## DATA EXCERPT
- - - - - - -

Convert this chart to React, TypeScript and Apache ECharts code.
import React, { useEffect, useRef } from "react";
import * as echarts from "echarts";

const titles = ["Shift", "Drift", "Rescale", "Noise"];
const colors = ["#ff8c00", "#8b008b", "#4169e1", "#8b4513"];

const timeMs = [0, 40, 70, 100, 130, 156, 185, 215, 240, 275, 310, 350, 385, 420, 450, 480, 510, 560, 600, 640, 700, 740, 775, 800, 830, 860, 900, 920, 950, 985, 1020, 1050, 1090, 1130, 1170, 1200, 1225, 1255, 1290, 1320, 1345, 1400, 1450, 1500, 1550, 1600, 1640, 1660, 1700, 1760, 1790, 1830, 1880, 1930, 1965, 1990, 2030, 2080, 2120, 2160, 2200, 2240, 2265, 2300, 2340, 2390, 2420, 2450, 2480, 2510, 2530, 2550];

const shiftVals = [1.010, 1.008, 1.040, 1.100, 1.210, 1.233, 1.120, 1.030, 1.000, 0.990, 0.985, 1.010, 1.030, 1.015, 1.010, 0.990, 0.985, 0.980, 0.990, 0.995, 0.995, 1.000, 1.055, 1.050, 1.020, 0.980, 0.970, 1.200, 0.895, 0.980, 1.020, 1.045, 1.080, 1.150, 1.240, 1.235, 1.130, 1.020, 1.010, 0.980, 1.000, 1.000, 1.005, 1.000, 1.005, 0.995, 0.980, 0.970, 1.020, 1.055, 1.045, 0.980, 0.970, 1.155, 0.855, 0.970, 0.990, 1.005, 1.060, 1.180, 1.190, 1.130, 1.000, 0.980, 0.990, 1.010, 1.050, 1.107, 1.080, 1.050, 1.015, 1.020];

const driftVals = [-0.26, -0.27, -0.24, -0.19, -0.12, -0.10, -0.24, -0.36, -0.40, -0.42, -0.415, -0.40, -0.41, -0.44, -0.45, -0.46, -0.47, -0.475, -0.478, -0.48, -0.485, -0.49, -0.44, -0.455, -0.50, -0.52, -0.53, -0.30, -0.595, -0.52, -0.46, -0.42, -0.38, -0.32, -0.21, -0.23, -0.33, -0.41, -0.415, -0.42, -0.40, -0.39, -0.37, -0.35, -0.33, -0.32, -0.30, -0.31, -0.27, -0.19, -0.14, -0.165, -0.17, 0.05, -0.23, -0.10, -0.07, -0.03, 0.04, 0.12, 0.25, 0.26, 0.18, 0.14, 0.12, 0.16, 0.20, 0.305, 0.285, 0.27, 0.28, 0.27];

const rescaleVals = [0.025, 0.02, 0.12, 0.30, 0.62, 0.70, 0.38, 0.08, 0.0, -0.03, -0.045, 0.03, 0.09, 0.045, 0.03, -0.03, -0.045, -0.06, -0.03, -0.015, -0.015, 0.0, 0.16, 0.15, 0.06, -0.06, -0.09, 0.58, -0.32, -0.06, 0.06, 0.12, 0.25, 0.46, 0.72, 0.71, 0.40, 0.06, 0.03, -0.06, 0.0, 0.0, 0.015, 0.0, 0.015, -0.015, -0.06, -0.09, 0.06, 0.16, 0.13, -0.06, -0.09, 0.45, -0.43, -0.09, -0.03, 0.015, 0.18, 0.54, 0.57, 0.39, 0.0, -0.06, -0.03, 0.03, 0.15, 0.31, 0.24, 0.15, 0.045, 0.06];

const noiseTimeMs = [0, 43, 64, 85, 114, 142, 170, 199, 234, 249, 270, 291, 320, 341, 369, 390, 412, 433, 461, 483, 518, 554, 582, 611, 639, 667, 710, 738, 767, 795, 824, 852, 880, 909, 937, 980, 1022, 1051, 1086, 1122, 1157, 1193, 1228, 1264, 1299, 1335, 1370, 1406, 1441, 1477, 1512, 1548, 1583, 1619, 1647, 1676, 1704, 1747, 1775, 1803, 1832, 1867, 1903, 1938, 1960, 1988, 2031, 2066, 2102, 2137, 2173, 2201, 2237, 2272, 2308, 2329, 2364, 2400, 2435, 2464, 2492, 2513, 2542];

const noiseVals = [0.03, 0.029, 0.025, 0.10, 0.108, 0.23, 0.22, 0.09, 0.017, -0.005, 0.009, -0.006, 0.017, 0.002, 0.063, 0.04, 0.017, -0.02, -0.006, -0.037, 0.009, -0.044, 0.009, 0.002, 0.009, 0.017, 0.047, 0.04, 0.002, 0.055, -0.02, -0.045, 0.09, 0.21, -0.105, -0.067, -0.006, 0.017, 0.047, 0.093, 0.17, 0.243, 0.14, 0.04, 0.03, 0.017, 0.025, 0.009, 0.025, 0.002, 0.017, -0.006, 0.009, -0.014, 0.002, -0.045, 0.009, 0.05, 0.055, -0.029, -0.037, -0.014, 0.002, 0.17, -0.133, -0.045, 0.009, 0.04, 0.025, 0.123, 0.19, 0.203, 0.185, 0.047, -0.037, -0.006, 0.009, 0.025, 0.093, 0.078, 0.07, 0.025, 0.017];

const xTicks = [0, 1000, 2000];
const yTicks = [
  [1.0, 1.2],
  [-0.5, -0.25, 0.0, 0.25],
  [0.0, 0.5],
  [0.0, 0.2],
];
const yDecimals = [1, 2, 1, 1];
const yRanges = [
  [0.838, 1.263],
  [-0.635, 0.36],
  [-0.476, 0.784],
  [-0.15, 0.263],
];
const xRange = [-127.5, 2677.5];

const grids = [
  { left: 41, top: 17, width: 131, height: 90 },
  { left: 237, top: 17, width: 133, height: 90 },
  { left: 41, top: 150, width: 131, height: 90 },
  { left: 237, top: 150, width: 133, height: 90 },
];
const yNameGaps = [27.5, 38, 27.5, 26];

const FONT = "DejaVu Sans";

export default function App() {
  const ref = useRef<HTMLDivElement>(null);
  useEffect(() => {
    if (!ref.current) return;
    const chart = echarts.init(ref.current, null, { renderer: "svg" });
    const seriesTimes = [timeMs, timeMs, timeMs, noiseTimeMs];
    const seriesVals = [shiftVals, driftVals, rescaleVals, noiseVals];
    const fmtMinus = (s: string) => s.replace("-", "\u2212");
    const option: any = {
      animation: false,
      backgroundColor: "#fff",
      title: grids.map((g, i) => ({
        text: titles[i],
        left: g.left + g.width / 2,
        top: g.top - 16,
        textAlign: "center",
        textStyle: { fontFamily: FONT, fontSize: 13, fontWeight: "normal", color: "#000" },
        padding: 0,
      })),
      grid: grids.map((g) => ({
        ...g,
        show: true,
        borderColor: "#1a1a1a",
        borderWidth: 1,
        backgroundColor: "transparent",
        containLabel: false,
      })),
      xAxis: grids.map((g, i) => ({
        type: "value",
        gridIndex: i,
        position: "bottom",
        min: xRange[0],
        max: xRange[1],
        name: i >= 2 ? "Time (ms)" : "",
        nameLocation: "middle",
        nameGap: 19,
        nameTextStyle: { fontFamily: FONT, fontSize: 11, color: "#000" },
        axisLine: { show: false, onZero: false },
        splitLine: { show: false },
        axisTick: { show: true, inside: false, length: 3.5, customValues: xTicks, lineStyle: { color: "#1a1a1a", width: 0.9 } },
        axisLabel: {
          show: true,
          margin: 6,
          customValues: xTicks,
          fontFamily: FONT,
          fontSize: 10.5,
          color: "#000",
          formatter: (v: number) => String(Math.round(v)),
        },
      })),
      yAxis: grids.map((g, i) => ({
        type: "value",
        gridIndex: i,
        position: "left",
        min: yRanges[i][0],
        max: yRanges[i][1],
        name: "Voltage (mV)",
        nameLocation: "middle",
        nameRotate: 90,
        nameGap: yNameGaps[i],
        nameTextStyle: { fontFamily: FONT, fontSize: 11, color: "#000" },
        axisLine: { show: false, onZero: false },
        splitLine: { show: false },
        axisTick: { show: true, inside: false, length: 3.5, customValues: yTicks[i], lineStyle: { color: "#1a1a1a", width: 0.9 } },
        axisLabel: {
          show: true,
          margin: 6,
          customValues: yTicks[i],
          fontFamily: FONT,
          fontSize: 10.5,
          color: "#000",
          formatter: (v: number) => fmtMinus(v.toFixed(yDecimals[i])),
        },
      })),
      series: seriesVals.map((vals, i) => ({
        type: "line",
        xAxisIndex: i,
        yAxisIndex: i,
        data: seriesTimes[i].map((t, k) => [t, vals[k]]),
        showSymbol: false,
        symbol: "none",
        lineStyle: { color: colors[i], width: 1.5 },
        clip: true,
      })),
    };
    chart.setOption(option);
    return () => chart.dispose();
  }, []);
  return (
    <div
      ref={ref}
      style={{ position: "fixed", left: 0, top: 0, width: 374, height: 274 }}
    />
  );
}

- - - - - - -

## PROBLEM DETAILS
Each line above that includes "React" counts once; state the total and nothing more.

## RESULT
2